§ **Short problem**
Among the lines below, keep only those from the one containing "Write a web page that recreates this chart with Plotly.js." through the one containing "const unitLabel = '$ Billions';", and reproduce them exactly.

§ **Data for this exercise**
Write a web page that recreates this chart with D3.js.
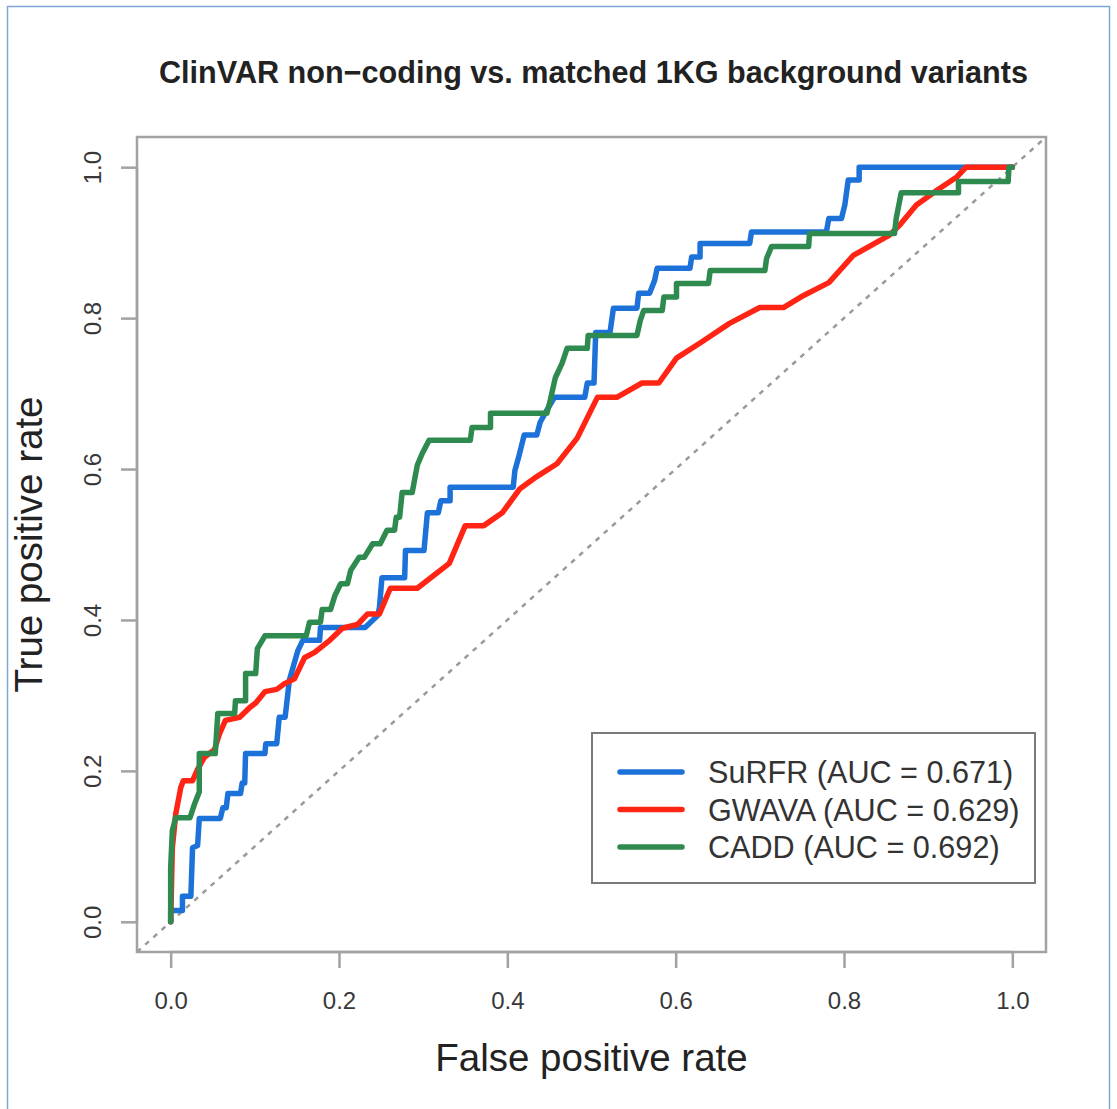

---

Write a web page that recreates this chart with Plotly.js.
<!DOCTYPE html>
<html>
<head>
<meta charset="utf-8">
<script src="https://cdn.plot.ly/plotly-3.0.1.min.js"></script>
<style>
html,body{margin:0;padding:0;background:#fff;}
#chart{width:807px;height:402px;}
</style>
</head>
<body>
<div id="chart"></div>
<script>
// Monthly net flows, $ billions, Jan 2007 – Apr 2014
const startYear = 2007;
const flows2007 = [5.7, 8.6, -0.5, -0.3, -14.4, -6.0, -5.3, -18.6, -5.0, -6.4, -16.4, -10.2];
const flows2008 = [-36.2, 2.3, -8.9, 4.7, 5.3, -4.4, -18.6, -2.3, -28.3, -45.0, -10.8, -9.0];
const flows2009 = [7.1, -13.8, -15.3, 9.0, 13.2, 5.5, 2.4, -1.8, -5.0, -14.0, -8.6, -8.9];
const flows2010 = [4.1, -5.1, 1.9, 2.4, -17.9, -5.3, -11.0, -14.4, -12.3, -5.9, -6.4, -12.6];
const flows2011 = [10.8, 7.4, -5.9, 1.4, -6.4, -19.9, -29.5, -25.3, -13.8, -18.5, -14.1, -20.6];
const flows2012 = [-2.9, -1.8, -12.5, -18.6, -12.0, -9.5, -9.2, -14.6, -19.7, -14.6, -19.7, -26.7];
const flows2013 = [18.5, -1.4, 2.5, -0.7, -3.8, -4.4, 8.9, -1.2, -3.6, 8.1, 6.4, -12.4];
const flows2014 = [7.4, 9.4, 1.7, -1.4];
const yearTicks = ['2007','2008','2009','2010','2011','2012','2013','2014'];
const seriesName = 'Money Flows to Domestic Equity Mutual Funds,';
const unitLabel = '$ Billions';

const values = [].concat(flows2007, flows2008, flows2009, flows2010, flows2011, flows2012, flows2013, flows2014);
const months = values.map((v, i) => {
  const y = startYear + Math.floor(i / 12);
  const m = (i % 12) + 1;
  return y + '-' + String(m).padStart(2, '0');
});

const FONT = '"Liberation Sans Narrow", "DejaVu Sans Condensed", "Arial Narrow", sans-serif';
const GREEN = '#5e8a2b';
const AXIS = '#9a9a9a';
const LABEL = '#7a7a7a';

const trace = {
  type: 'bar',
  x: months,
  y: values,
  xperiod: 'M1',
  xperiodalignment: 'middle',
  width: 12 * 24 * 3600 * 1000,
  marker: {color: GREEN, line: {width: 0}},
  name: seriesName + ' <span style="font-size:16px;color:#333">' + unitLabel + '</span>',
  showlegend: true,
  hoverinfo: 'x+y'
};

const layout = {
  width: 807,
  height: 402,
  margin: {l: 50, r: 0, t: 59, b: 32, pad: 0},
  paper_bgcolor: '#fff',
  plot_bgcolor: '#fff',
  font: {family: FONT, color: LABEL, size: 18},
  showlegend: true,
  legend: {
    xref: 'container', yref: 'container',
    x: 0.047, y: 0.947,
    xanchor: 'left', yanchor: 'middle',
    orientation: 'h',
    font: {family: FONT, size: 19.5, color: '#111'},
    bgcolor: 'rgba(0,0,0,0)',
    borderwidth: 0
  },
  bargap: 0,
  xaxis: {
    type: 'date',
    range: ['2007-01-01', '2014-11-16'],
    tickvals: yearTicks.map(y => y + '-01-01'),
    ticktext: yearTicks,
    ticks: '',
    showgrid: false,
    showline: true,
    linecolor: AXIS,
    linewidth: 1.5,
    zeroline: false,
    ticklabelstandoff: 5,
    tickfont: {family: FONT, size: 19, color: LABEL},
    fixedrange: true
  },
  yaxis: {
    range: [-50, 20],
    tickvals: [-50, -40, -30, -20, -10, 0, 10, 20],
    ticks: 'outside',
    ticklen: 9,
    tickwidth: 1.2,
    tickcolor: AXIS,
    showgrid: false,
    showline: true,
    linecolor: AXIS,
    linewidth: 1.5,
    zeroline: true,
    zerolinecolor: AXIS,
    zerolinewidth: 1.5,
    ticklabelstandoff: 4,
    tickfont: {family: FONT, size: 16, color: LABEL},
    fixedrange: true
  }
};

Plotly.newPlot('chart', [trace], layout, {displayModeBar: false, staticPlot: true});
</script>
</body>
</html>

§ **The solution**
Write a web page that recreates this chart with Plotly.js.
<!DOCTYPE html>
<html>
<head>
<meta charset="utf-8">
<script src="https://cdn.plot.ly/plotly-3.0.1.min.js"></script>
<style>
html,body{margin:0;padding:0;background:#fff;}
#chart{width:807px;height:402px;}
</style>
</head>
<body>
<div id="chart"></div>
<script>
// Monthly net flows, $ billions, Jan 2007 – Apr 2014
const startYear = 2007;
const flows2007 = [5.7, 8.6, -0.5, -0.3, -14.4, -6.0, -5.3, -18.6, -5.0, -6.4, -16.4, -10.2];
const flows2008 = [-36.2, 2.3, -8.9, 4.7, 5.3, -4.4, -18.6, -2.3, -28.3, -45.0, -10.8, -9.0];
const flows2009 = [7.1, -13.8, -15.3, 9.0, 13.2, 5.5, 2.4, -1.8, -5.0, -14.0, -8.6, -8.9];
const flows2010 = [4.1, -5.1, 1.9, 2.4, -17.9, -5.3, -11.0, -14.4, -12.3, -5.9, -6.4, -12.6];
const flows2011 = [10.8, 7.4, -5.9, 1.4, -6.4, -19.9, -29.5, -25.3, -13.8, -18.5, -14.1, -20.6];
const flows2012 = [-2.9, -1.8, -12.5, -18.6, -12.0, -9.5, -9.2, -14.6, -19.7, -14.6, -19.7, -26.7];
const flows2013 = [18.5, -1.4, 2.5, -0.7, -3.8, -4.4, 8.9, -1.2, -3.6, 8.1, 6.4, -12.4];
const flows2014 = [7.4, 9.4, 1.7, -1.4];
const yearTicks = ['2007','2008','2009','2010','2011','2012','2013','2014'];
const seriesName = 'Money Flows to Domestic Equity Mutual Funds,';
const unitLabel = '$ Billions';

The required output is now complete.